> **Data**:
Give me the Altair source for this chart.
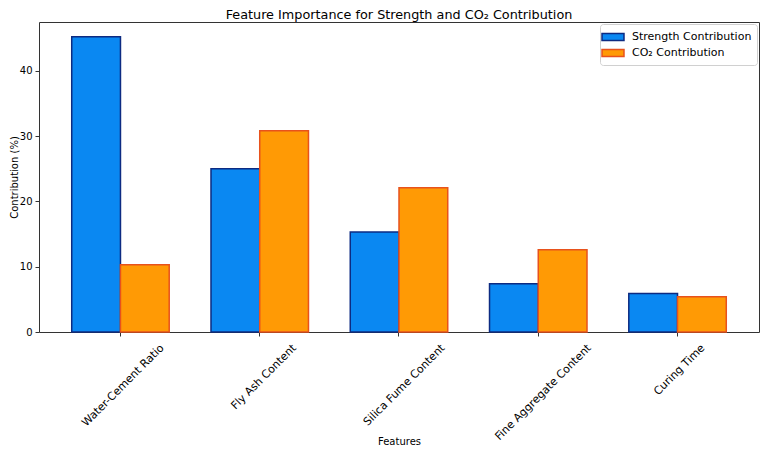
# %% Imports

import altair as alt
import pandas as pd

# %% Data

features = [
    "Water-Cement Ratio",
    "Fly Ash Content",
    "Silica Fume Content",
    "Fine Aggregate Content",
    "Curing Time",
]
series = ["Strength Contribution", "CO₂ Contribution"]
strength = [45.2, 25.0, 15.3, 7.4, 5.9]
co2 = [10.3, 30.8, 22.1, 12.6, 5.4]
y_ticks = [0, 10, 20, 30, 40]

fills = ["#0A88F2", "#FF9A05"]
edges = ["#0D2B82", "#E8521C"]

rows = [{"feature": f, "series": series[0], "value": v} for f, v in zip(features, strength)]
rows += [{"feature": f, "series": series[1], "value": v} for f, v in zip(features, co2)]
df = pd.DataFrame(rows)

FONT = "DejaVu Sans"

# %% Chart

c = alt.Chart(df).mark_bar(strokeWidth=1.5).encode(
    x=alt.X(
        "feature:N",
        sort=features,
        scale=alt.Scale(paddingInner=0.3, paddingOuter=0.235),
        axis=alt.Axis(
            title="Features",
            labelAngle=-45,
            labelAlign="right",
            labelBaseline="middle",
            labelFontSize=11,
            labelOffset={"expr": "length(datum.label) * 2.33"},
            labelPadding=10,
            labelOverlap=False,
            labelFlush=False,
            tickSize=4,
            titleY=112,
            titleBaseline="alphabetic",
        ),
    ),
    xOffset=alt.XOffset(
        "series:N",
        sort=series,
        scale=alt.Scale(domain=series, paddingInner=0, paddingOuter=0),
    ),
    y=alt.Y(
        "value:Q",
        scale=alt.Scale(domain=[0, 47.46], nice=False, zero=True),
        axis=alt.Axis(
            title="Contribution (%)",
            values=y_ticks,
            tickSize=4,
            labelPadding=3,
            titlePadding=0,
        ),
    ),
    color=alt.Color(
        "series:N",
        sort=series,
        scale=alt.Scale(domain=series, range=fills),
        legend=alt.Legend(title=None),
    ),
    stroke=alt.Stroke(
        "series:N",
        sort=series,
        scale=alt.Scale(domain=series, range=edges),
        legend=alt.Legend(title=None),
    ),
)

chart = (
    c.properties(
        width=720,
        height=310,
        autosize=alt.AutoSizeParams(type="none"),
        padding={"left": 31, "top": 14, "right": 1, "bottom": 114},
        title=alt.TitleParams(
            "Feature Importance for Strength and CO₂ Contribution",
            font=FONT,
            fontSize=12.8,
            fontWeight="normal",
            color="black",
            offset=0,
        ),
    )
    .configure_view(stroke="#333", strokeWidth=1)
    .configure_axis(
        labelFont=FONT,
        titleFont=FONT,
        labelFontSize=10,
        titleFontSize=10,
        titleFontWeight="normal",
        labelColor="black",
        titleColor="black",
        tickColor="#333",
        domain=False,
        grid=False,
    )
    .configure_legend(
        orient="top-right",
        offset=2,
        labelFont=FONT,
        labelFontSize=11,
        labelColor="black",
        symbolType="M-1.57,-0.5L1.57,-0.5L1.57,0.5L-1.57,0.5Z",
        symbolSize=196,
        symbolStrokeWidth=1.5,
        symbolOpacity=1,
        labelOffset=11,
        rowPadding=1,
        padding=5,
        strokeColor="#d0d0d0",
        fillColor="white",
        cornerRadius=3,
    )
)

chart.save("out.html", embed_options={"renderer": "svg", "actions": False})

> **Task requirements**:
The material above must be printed exactly, with its pictures left out.

> **Finished exercise**:
Give me the Altair source for this chart.
# %% Imports

import altair as alt
import pandas as pd

# %% Data

features = [
    "Water-Cement Ratio",
    "Fly Ash Content",
    "Silica Fume Content",
    "Fine Aggregate Content",
    "Curing Time",
]
series = ["Strength Contribution", "CO₂ Contribution"]
strength = [45.2, 25.0, 15.3, 7.4, 5.9]
co2 = [10.3, 30.8, 22.1, 12.6, 5.4]
y_ticks = [0, 10, 20, 30, 40]

fills = ["#0A88F2", "#FF9A05"]
edges = ["#0D2B82", "#E8521C"]

rows = [{"feature": f, "series": series[0], "value": v} for f, v in zip(features, strength)]
rows += [{"feature": f, "series": series[1], "value": v} for f, v in zip(features, co2)]
df = pd.DataFrame(rows)

FONT = "DejaVu Sans"

# %% Chart

c = alt.Chart(df).mark_bar(strokeWidth=1.5).encode(
    x=alt.X(
        "feature:N",
        sort=features,
        scale=alt.Scale(paddingInner=0.3, paddingOuter=0.235),
        axis=alt.Axis(
            title="Features",
            labelAngle=-45,
            labelAlign="right",
            labelBaseline="middle",
            labelFontSize=11,
            labelOffset={"expr": "length(datum.label) * 2.33"},
            labelPadding=10,
            labelOverlap=False,
            labelFlush=False,
            tickSize=4,
            titleY=112,
            titleBaseline="alphabetic",
        ),
    ),
    xOffset=alt.XOffset(
        "series:N",
        sort=series,
        scale=alt.Scale(domain=series, paddingInner=0, paddingOuter=0),
    ),
    y=alt.Y(
        "value:Q",
        scale=alt.Scale(domain=[0, 47.46], nice=False, zero=True),
        axis=alt.Axis(
            title="Contribution (%)",
            values=y_ticks,
            tickSize=4,
            labelPadding=3,
            titlePadding=0,
        ),
    ),
    color=alt.Color(
        "series:N",
        sort=series,
        scale=alt.Scale(domain=series, range=fills),
        legend=alt.Legend(title=None),
    ),
    stroke=alt.Stroke(
        "series:N",
        sort=series,
        scale=alt.Scale(domain=series, range=edges),
        legend=alt.Legend(title=None),
    ),
)

chart = (
    c.properties(
        width=720,
        height=310,
        autosize=alt.AutoSizeParams(type="none"),
        padding={"left": 31, "top": 14, "right": 1, "bottom": 114},
        title=alt.TitleParams(
            "Feature Importance for Strength and CO₂ Contribution",
            font=FONT,
            fontSize=12.8,
            fontWeight="normal",
            color="black",
            offset=0,
        ),
    )
    .configure_view(stroke="#333", strokeWidth=1)
    .configure_axis(
        labelFont=FONT,
        titleFont=FONT,
        labelFontSize=10,
        titleFontSize=10,
        titleFontWeight="normal",
        labelColor="black",
        titleColor="black",
        tickColor="#333",
        domain=False,
        grid=False,
    )
    .configure_legend(
        orient="top-right",
        offset=2,
        labelFont=FONT,
        labelFontSize=11,
        labelColor="black",
        symbolType="M-1.57,-0.5L1.57,-0.5L1.57,0.5L-1.57,0.5Z",
        symbolSize=196,
        symbolStrokeWidth=1.5,
        symbolOpacity=1,
        labelOffset=11,
        rowPadding=1,
        padding=5,
        strokeColor="#d0d0d0",
        fillColor="white",
        cornerRadius=3,
    )
)

chart.save("out.html", embed_options={"renderer": "svg", "actions": False})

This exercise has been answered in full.